_Dataset records_.

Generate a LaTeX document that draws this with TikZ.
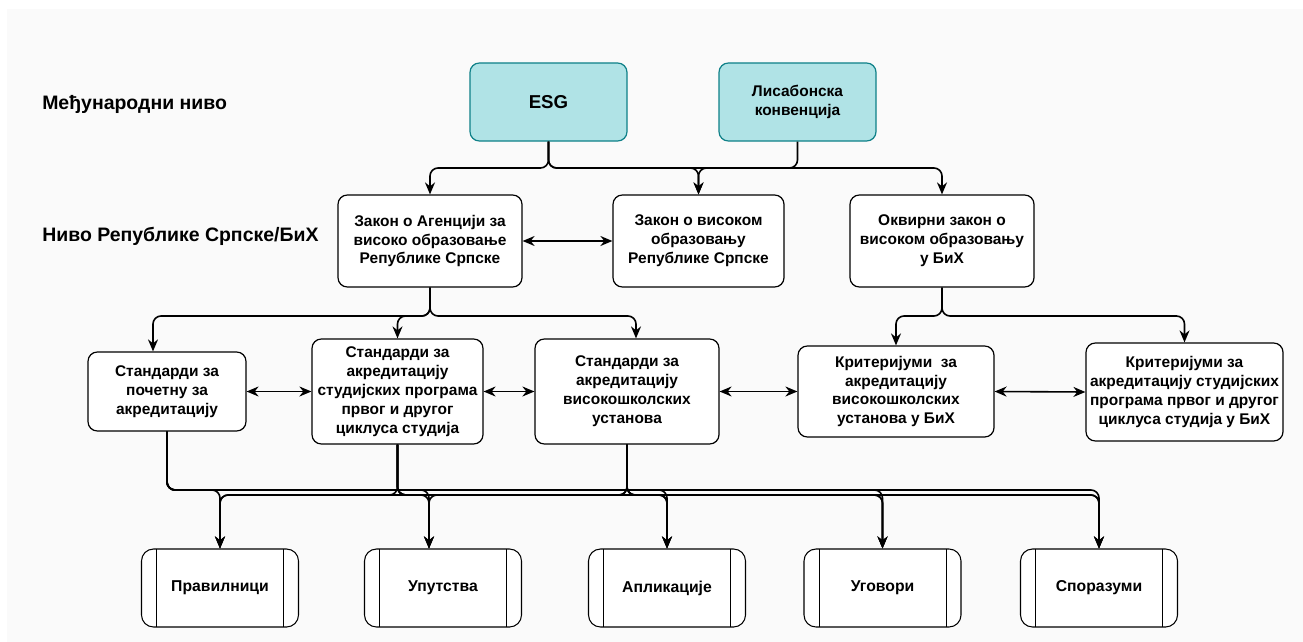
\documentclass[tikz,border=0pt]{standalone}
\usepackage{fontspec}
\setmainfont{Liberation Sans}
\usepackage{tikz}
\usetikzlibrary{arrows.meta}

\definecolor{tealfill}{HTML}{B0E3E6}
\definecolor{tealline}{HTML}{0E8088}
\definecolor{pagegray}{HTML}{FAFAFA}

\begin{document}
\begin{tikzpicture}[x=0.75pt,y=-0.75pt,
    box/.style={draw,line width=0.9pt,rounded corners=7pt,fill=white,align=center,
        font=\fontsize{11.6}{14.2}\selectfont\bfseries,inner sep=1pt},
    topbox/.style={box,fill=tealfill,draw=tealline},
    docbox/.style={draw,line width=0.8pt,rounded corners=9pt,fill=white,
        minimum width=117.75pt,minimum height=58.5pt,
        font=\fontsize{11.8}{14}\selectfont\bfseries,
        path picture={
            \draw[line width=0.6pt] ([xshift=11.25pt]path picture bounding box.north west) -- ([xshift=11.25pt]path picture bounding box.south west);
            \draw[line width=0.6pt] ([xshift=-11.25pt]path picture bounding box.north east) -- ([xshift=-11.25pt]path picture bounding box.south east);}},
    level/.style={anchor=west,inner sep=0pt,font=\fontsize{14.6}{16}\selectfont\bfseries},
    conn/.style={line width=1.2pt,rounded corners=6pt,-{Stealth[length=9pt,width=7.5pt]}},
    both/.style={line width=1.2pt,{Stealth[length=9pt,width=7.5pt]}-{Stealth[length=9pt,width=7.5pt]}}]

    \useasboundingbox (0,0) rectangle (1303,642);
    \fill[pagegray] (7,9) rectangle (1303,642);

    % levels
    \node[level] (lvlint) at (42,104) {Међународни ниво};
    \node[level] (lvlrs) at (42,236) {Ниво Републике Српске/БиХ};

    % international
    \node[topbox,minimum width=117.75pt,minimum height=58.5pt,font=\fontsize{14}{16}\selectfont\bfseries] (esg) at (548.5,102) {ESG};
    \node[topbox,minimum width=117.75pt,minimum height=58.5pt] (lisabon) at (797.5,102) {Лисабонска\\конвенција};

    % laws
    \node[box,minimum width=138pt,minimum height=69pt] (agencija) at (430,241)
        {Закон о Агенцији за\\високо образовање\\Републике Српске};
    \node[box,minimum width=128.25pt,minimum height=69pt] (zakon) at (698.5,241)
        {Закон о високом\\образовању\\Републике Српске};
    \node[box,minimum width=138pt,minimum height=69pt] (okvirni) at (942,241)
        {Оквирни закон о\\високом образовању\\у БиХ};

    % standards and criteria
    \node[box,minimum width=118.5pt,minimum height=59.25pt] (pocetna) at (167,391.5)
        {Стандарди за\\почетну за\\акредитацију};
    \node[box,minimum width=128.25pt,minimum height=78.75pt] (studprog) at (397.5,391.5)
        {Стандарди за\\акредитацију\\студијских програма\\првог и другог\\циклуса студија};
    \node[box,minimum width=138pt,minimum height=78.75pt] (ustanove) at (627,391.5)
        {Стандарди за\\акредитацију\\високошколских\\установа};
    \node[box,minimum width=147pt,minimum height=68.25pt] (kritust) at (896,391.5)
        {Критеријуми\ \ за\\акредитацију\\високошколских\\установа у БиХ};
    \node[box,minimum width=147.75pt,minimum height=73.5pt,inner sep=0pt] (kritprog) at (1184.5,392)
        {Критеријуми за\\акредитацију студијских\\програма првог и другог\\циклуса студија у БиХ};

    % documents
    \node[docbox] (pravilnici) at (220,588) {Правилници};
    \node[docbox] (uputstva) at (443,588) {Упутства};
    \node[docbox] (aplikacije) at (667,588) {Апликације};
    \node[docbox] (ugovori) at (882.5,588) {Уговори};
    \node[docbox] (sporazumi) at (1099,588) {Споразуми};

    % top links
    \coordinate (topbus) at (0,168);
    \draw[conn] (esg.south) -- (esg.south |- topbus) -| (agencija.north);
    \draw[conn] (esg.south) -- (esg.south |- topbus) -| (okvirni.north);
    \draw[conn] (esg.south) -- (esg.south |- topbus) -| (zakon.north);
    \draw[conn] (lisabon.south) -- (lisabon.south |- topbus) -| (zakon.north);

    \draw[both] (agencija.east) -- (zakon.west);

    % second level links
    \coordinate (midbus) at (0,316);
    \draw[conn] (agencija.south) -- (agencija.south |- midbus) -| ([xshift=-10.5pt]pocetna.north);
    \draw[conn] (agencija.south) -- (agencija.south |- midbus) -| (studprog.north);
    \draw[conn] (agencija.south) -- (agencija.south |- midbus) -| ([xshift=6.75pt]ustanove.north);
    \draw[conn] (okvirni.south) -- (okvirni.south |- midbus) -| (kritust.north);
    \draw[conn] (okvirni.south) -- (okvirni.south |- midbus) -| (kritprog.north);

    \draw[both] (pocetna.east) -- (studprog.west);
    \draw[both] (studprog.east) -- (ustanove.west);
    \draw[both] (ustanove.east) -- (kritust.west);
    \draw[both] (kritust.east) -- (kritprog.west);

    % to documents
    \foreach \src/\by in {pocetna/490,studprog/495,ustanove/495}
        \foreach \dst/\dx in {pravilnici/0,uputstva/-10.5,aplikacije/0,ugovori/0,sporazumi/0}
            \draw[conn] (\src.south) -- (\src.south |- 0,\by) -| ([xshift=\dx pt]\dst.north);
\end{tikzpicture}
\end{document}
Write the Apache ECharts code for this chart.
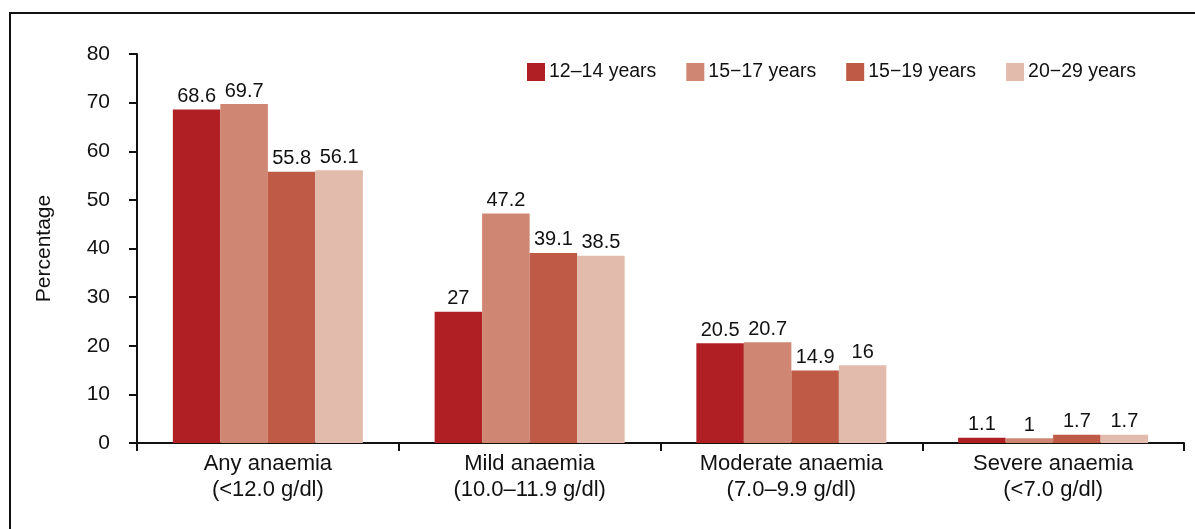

_Given problem_.
Quote, exactly and only, the lines from the first line of the data above through the line containing "width=117.75pt,minimum height=58.5pt] (lisabon)". The pictures do not belong in it.

_The answer_.
Generate a LaTeX document that draws this with TikZ.
\documentclass[tikz,border=0pt]{standalone}
\usepackage{fontspec}
\setmainfont{Liberation Sans}
\usepackage{tikz}
\usetikzlibrary{arrows.meta}

\definecolor{tealfill}{HTML}{B0E3E6}
\definecolor{tealline}{HTML}{0E8088}
\definecolor{pagegray}{HTML}{FAFAFA}

\begin{document}
\begin{tikzpicture}[x=0.75pt,y=-0.75pt,
    box/.style={draw,line width=0.9pt,rounded corners=7pt,fill=white,align=center,
        font=\fontsize{11.6}{14.2}\selectfont\bfseries,inner sep=1pt},
    topbox/.style={box,fill=tealfill,draw=tealline},
    docbox/.style={draw,line width=0.8pt,rounded corners=9pt,fill=white,
        minimum width=117.75pt,minimum height=58.5pt,
        font=\fontsize{11.8}{14}\selectfont\bfseries,
        path picture={
            \draw[line width=0.6pt] ([xshift=11.25pt]path picture bounding box.north west) -- ([xshift=11.25pt]path picture bounding box.south west);
            \draw[line width=0.6pt] ([xshift=-11.25pt]path picture bounding box.north east) -- ([xshift=-11.25pt]path picture bounding box.south east);}},
    level/.style={anchor=west,inner sep=0pt,font=\fontsize{14.6}{16}\selectfont\bfseries},
    conn/.style={line width=1.2pt,rounded corners=6pt,-{Stealth[length=9pt,width=7.5pt]}},
    both/.style={line width=1.2pt,{Stealth[length=9pt,width=7.5pt]}-{Stealth[length=9pt,width=7.5pt]}}]

    \useasboundingbox (0,0) rectangle (1303,642);
    \fill[pagegray] (7,9) rectangle (1303,642);

    % levels
    \node[level] (lvlint) at (42,104) {Међународни ниво};
    \node[level] (lvlrs) at (42,236) {Ниво Републике Српске/БиХ};

    % international
    \node[topbox,minimum width=117.75pt,minimum height=58.5pt,font=\fontsize{14}{16}\selectfont\bfseries] (esg) at (548.5,102) {ESG};
    \node[topbox,minimum width=117.75pt,minimum height=58.5pt] (lisabon) at (797.5,102) {Лисабонска\\конвенција};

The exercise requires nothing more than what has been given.